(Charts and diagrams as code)
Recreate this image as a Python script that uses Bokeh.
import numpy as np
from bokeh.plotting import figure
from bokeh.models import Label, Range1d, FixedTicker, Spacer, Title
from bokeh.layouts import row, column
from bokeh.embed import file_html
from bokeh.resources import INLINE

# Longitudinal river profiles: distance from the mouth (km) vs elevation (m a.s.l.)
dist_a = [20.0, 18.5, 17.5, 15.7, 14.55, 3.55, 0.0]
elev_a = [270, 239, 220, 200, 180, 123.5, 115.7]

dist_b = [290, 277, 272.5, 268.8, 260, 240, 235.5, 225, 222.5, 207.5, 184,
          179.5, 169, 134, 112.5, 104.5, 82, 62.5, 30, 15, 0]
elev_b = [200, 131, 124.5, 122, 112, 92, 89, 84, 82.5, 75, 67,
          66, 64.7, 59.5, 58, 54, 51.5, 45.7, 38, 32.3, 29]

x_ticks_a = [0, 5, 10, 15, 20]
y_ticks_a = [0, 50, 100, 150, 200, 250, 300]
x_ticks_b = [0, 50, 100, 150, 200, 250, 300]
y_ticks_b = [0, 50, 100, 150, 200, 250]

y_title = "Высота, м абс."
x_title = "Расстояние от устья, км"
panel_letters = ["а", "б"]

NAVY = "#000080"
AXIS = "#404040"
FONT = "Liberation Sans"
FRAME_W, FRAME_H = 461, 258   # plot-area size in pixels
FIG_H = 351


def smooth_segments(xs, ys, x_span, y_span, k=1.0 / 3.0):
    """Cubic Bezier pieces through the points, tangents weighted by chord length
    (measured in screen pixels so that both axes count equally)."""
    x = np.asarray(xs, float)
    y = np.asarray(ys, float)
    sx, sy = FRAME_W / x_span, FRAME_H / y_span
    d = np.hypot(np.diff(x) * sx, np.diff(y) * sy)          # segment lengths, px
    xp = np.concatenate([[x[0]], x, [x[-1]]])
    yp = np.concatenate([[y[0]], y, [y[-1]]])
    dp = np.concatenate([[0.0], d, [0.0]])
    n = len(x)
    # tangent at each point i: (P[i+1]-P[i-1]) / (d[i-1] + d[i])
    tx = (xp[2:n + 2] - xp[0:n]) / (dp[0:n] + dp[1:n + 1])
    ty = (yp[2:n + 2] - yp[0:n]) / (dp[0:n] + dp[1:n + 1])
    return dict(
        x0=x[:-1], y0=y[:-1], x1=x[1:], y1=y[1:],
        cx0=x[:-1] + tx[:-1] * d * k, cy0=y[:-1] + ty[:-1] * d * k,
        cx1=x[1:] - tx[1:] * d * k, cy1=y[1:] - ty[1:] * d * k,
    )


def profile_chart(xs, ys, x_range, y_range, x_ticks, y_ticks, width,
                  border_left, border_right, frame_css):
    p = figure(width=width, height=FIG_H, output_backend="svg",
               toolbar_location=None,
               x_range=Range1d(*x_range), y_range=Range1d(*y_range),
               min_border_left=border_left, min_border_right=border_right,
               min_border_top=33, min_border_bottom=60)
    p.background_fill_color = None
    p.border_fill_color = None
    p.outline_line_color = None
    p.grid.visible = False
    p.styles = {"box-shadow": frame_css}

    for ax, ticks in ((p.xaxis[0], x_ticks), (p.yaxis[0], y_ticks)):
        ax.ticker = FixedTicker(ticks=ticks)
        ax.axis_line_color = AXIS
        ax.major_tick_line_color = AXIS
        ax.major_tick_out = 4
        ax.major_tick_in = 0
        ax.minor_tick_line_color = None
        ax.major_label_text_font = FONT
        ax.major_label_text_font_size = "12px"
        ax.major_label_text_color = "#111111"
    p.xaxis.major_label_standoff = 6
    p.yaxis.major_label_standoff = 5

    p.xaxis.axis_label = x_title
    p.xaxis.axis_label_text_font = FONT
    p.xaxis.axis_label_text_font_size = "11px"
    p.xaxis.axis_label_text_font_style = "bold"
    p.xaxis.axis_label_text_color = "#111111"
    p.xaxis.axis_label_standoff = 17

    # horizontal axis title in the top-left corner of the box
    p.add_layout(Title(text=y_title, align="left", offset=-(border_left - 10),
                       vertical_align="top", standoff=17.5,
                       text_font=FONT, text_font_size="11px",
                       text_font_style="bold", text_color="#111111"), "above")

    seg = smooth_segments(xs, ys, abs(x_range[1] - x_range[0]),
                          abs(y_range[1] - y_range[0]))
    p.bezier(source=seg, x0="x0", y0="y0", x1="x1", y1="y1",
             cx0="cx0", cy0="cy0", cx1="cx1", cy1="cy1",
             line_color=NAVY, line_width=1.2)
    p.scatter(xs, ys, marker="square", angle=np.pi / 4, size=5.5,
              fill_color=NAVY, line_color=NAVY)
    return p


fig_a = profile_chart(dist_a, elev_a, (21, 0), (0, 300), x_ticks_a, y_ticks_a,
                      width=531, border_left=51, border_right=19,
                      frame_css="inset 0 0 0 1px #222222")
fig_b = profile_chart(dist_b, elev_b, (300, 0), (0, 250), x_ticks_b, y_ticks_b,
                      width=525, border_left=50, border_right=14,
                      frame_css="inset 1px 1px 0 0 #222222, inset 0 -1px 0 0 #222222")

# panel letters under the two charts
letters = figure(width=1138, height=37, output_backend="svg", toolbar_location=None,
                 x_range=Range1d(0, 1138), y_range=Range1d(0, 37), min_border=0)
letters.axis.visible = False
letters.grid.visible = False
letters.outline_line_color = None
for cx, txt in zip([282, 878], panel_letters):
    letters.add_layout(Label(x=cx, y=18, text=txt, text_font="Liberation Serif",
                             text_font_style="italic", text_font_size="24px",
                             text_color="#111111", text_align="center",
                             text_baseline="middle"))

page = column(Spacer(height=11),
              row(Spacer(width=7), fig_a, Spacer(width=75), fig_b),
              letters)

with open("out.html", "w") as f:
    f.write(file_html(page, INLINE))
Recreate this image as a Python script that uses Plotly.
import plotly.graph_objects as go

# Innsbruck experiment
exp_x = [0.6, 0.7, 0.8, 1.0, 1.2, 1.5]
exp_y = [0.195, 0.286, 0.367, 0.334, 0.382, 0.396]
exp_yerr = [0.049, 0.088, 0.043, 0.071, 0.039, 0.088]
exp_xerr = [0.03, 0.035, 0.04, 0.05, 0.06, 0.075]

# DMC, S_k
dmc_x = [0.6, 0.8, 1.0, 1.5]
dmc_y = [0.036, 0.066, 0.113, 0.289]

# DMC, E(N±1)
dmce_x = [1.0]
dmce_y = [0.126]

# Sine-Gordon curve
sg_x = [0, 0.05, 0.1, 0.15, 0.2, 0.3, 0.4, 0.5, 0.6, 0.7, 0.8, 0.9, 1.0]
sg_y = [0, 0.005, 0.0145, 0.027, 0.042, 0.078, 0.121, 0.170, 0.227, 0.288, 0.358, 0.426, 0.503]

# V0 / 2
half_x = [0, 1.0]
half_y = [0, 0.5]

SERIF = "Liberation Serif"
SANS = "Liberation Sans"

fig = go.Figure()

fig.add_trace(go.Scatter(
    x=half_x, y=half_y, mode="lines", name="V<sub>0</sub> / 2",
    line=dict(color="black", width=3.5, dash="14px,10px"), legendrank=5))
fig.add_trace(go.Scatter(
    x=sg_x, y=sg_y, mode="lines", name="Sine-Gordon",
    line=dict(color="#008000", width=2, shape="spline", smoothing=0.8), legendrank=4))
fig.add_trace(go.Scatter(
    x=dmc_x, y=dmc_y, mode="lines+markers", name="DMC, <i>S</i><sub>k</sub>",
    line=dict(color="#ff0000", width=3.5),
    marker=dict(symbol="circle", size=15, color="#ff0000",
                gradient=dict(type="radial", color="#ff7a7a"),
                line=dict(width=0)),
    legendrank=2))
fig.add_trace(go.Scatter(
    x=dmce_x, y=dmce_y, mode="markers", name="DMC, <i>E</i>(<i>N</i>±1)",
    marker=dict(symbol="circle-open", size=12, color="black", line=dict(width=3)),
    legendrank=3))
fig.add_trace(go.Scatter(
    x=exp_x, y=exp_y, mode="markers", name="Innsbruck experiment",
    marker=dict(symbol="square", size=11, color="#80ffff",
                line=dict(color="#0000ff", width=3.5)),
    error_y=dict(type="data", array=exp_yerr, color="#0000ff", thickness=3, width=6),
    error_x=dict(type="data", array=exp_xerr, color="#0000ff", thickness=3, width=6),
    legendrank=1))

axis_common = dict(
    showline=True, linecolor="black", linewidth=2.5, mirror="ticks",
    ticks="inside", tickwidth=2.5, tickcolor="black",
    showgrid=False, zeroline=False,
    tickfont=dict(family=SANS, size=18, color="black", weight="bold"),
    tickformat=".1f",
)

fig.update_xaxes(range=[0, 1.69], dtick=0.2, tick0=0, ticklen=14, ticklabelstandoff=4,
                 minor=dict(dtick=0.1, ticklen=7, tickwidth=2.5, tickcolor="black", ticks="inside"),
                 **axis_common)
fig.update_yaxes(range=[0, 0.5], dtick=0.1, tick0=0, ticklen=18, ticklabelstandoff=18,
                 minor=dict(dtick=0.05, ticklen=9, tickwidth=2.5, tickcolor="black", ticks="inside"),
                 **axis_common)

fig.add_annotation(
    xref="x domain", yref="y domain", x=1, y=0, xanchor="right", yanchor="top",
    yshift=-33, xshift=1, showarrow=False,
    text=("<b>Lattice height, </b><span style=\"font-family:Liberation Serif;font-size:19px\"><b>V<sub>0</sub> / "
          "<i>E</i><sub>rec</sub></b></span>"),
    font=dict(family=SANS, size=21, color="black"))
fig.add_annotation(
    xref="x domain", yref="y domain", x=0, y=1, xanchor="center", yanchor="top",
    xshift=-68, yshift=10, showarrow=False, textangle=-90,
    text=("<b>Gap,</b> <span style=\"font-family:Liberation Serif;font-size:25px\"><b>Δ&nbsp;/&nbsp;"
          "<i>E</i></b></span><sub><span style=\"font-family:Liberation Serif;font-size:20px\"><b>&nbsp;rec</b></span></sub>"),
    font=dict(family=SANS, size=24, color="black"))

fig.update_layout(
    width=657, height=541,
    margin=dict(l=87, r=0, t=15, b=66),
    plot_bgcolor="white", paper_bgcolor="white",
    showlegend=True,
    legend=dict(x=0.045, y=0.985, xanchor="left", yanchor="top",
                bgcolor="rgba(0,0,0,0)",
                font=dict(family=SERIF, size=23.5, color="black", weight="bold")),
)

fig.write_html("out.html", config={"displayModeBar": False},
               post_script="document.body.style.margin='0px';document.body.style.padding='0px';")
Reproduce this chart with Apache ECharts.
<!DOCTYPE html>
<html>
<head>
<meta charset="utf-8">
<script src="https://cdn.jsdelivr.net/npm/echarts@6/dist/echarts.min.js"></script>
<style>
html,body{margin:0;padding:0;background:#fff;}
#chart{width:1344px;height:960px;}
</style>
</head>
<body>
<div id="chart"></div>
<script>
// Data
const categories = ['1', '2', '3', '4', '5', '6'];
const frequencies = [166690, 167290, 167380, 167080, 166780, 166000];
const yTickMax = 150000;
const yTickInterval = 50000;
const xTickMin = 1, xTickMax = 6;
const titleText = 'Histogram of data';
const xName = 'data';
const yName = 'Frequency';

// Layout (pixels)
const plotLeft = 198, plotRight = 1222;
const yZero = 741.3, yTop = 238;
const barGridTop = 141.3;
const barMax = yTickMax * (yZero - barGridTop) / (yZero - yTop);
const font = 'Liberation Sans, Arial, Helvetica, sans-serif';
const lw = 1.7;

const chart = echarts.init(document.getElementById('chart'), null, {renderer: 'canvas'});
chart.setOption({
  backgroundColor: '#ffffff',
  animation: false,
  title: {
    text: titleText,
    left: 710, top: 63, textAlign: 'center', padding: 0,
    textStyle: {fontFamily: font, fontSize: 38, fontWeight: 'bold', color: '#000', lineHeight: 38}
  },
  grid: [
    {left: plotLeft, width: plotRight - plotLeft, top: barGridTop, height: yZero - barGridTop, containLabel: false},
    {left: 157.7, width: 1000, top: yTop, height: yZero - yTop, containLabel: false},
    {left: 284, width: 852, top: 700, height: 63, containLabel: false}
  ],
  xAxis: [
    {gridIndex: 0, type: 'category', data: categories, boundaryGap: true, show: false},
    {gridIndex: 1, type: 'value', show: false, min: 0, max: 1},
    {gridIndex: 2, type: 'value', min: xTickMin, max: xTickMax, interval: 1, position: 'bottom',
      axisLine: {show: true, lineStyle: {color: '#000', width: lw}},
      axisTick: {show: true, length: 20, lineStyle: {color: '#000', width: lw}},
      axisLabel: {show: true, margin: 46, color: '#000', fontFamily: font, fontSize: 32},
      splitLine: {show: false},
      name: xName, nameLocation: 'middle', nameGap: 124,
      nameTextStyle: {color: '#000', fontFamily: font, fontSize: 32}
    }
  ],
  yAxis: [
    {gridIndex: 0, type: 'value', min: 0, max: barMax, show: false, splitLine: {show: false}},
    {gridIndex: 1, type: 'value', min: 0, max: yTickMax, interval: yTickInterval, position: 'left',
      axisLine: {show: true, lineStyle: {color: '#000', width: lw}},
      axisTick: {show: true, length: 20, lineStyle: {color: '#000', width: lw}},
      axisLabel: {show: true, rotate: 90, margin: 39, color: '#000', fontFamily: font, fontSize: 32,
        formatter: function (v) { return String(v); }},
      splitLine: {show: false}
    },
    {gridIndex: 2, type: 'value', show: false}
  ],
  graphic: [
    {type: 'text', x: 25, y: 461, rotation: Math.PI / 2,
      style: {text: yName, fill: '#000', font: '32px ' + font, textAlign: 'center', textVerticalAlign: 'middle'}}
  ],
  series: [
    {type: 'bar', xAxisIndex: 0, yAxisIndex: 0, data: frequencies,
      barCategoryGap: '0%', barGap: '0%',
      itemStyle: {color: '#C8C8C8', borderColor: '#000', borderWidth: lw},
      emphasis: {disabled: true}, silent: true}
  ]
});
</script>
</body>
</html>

> **SHORT TASK**:
Set down verbatim only the lines between the start of the data above and the line with "FIG_H = 351", both boundaries included.

> **RESULT**:
Recreate this image as a Python script that uses Bokeh.
import numpy as np
from bokeh.plotting import figure
from bokeh.models import Label, Range1d, FixedTicker, Spacer, Title
from bokeh.layouts import row, column
from bokeh.embed import file_html
from bokeh.resources import INLINE

# Longitudinal river profiles: distance from the mouth (km) vs elevation (m a.s.l.)
dist_a = [20.0, 18.5, 17.5, 15.7, 14.55, 3.55, 0.0]
elev_a = [270, 239, 220, 200, 180, 123.5, 115.7]

dist_b = [290, 277, 272.5, 268.8, 260, 240, 235.5, 225, 222.5, 207.5, 184,
          179.5, 169, 134, 112.5, 104.5, 82, 62.5, 30, 15, 0]
elev_b = [200, 131, 124.5, 122, 112, 92, 89, 84, 82.5, 75, 67,
          66, 64.7, 59.5, 58, 54, 51.5, 45.7, 38, 32.3, 29]

x_ticks_a = [0, 5, 10, 15, 20]
y_ticks_a = [0, 50, 100, 150, 200, 250, 300]
x_ticks_b = [0, 50, 100, 150, 200, 250, 300]
y_ticks_b = [0, 50, 100, 150, 200, 250]

y_title = "Высота, м абс."
x_title = "Расстояние от устья, км"
panel_letters = ["а", "б"]

NAVY = "#000080"
AXIS = "#404040"
FONT = "Liberation Sans"
FRAME_W, FRAME_H = 461, 258   # plot-area size in pixels
FIG_H = 351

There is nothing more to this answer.